** GIVEN INSTRUCTION **
Print only the lines from the top of the data through the line with "factors = [(y, k)", both included, skipping every picture.

[Begin]

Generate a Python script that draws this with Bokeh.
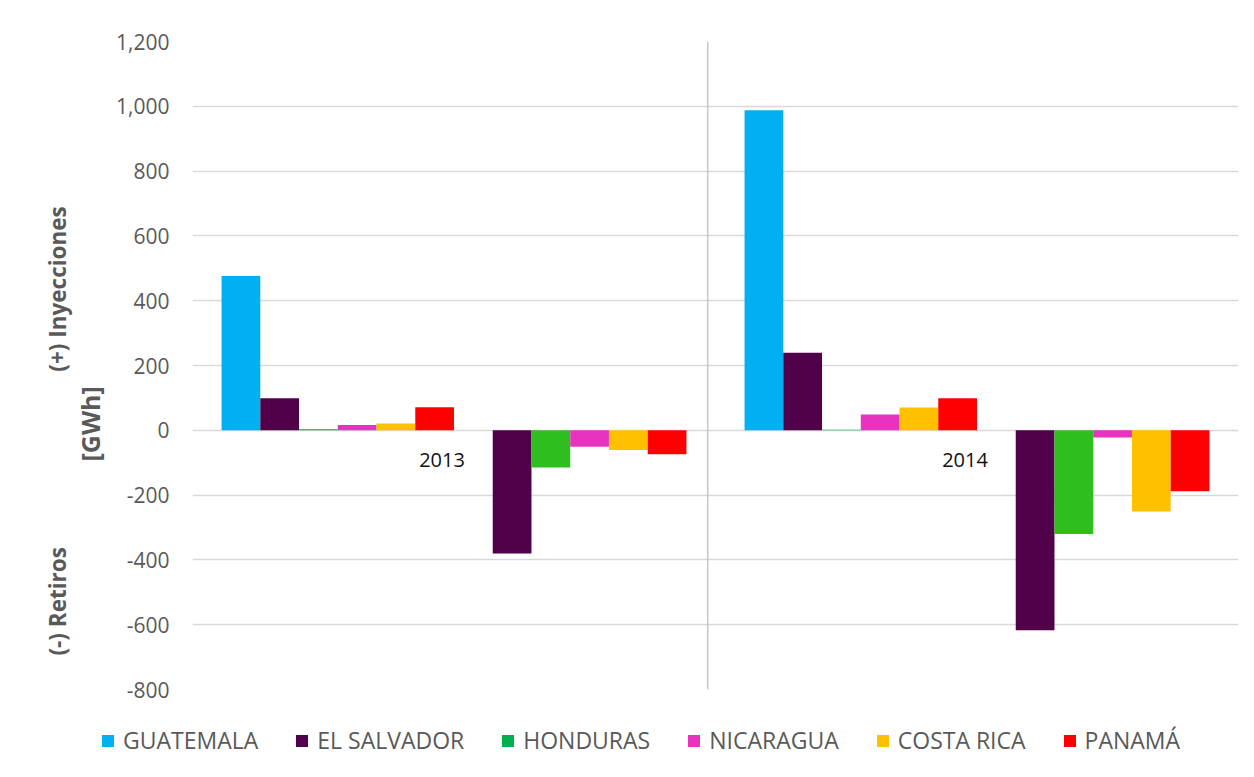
from bokeh.plotting import figure
from bokeh.layouts import column
from bokeh.models import (FactorRange, Range1d, Legend, LegendItem, Span, Title,
                          NumeralTickFormatter, FixedTicker)
from bokeh.core.properties import value
from bokeh.embed import file_html
from bokeh.resources import INLINE

# ---------------- data ----------------
years = ["2013", "2014"]
countries = ["GUATEMALA", "EL SALVADOR", "HONDURAS", "NICARAGUA", "COSTA RICA", "PANAMÁ"]
inj_2013 = [476, 99, 3, 16, 21, 71]
ret_2013 = [0, -380, -115, -51, -61, -74]
inj_2014 = [988, 239, 2, 49, 70, 99]
ret_2014 = [0, -617, -320, -22, -251, -188]
inj_colors = ["#00B0F0", "#51004A", "#00B050", "#E833C1", "#FFC000", "#FF0000"]
ret_colors = ["#00B0F0", "#51004A", "#2EBF1E", "#E833C1", "#FFC000", "#FF0000"]
y_ticks = list(range(-800, 1201, 200))
title_up = "(+) Inyecciones"
title_unit = "[GWh]"
title_down = "(-) Retiros"

FONT = "Open Sans"
GREY = "#595959"

inj_keys = [c + " (+)" for c in countries]
ret_keys = [c + " (-)" for c in countries]
factors = [(y, k) for y in years for k in inj_keys + ret_keys]

x_range = FactorRange(factors=factors, factor_padding=0, group_padding=1.5,
                      range_padding=0.75, range_padding_units="absolute")

p = figure(width=1238, height=720, x_range=x_range, y_range=Range1d(-800, 1200),
           output_backend="svg", toolbar_location=None,
           min_border_left=192, min_border_right=0, min_border_top=41, min_border_bottom=31)
p.outline_line_color = None
p.frame_align = False

inj_vals = {"2013": inj_2013, "2014": inj_2014}
ret_vals = {"2013": ret_2013, "2014": ret_2014}

for i, c in enumerate(countries):
    p.vbar(x=[(y, inj_keys[i]) for y in years], top=[inj_vals[y][i] for y in years],
           bottom=0, width=1.0, fill_color=inj_colors[i], line_color=None)
    p.vbar(x=[(y, ret_keys[i]) for y in years], top=[ret_vals[y][i] for y in years],
           bottom=0, width=1.0, fill_color=ret_colors[i], line_color=None)

# separator between the two year groups
p.add_layout(Span(location=12.55, dimension="height", line_color="#bfbfbf", line_width=1.3))

# year labels near the zero line
p.text(x=years, y=[0, 0], text=years, text_font=value(FONT), text_font_size="20px",
       text_color="#111111", text_align="center", text_baseline="middle",
       x_offset=-12, y_offset=30)

# axes
p.xaxis.visible = False
p.xgrid.grid_line_color = None
p.ygrid.grid_line_color = "#d9d9d9"
p.ygrid.grid_line_width = 1.3
yax = p.yaxis[0]
yax.ticker = FixedTicker(ticks=y_ticks)
yax.formatter = NumeralTickFormatter(format="0,0")
yax.axis_line_color = None
yax.major_tick_line_color = None
yax.minor_tick_line_color = None
yax.major_tick_out = 0
yax.major_tick_in = 0
yax.major_label_standoff = 23
yax.major_label_text_font = FONT
yax.major_label_text_font_size = "21px"
yax.major_label_text_color = GREY

# axis titles (left side panels), bottom-aligned with offsets from the frame bottom
gap = "\u00a0" * 30
t_unit = Title(text=title_unit, align="left", offset=228, standoff=14,
               text_font=FONT, text_font_size="25px", text_font_style="bold", text_color=GREY)
t_main = Title(text=title_down + gap + title_up, align="left", offset=34, standoff=-18,
               text_font=FONT, text_font_size="22.5px", text_font_style="bold", text_color=GREY)
p.add_layout(t_unit, "left")
p.add_layout(t_main, "left")

# legend in its own strip below the chart
pl = figure(width=1238, height=41, x_range=Range1d(0, 1), y_range=Range1d(0, 1),
            output_backend="svg", toolbar_location=None, min_border=0,
            min_border_left=0, min_border_right=0, min_border_top=0, min_border_bottom=0)
pl.axis.visible = False
pl.grid.visible = False
pl.outline_line_color = None
pl.frame_align = False
legend_items = []
for i, c in enumerate(countries):
    r = pl.vbar(x=[0.5], top=[0], bottom=[0], width=0, fill_color=inj_colors[i], line_color=None)
    legend_items.append(LegendItem(label=c, renderers=[r]))
legend = Legend(items=legend_items, orientation="horizontal", location=(100, 5),
                glyph_width=15, glyph_height=15, label_standoff=8, spacing=36,
                padding=0, margin=0, border_line_color=None, background_fill_alpha=0,
                label_text_font=FONT, label_text_font_size="23px", label_text_color=GREY)
pl.add_layout(legend)

open("out.html", "w").write(file_html(column(p, pl, spacing=0), INLINE))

[End]

** EXERCISE ANSWER **
Generate a Python script that draws this with Bokeh.
from bokeh.plotting import figure
from bokeh.layouts import column
from bokeh.models import (FactorRange, Range1d, Legend, LegendItem, Span, Title,
                          NumeralTickFormatter, FixedTicker)
from bokeh.core.properties import value
from bokeh.embed import file_html
from bokeh.resources import INLINE

# ---------------- data ----------------
years = ["2013", "2014"]
countries = ["GUATEMALA", "EL SALVADOR", "HONDURAS", "NICARAGUA", "COSTA RICA", "PANAMÁ"]
inj_2013 = [476, 99, 3, 16, 21, 71]
ret_2013 = [0, -380, -115, -51, -61, -74]
inj_2014 = [988, 239, 2, 49, 70, 99]
ret_2014 = [0, -617, -320, -22, -251, -188]
inj_colors = ["#00B0F0", "#51004A", "#00B050", "#E833C1", "#FFC000", "#FF0000"]
ret_colors = ["#00B0F0", "#51004A", "#2EBF1E", "#E833C1", "#FFC000", "#FF0000"]
y_ticks = list(range(-800, 1201, 200))
title_up = "(+) Inyecciones"
title_unit = "[GWh]"
title_down = "(-) Retiros"

FONT = "Open Sans"
GREY = "#595959"

inj_keys = [c + " (+)" for c in countries]
ret_keys = [c + " (-)" for c in countries]
factors = [(y, k) for y in years for k in inj_keys + ret_keys]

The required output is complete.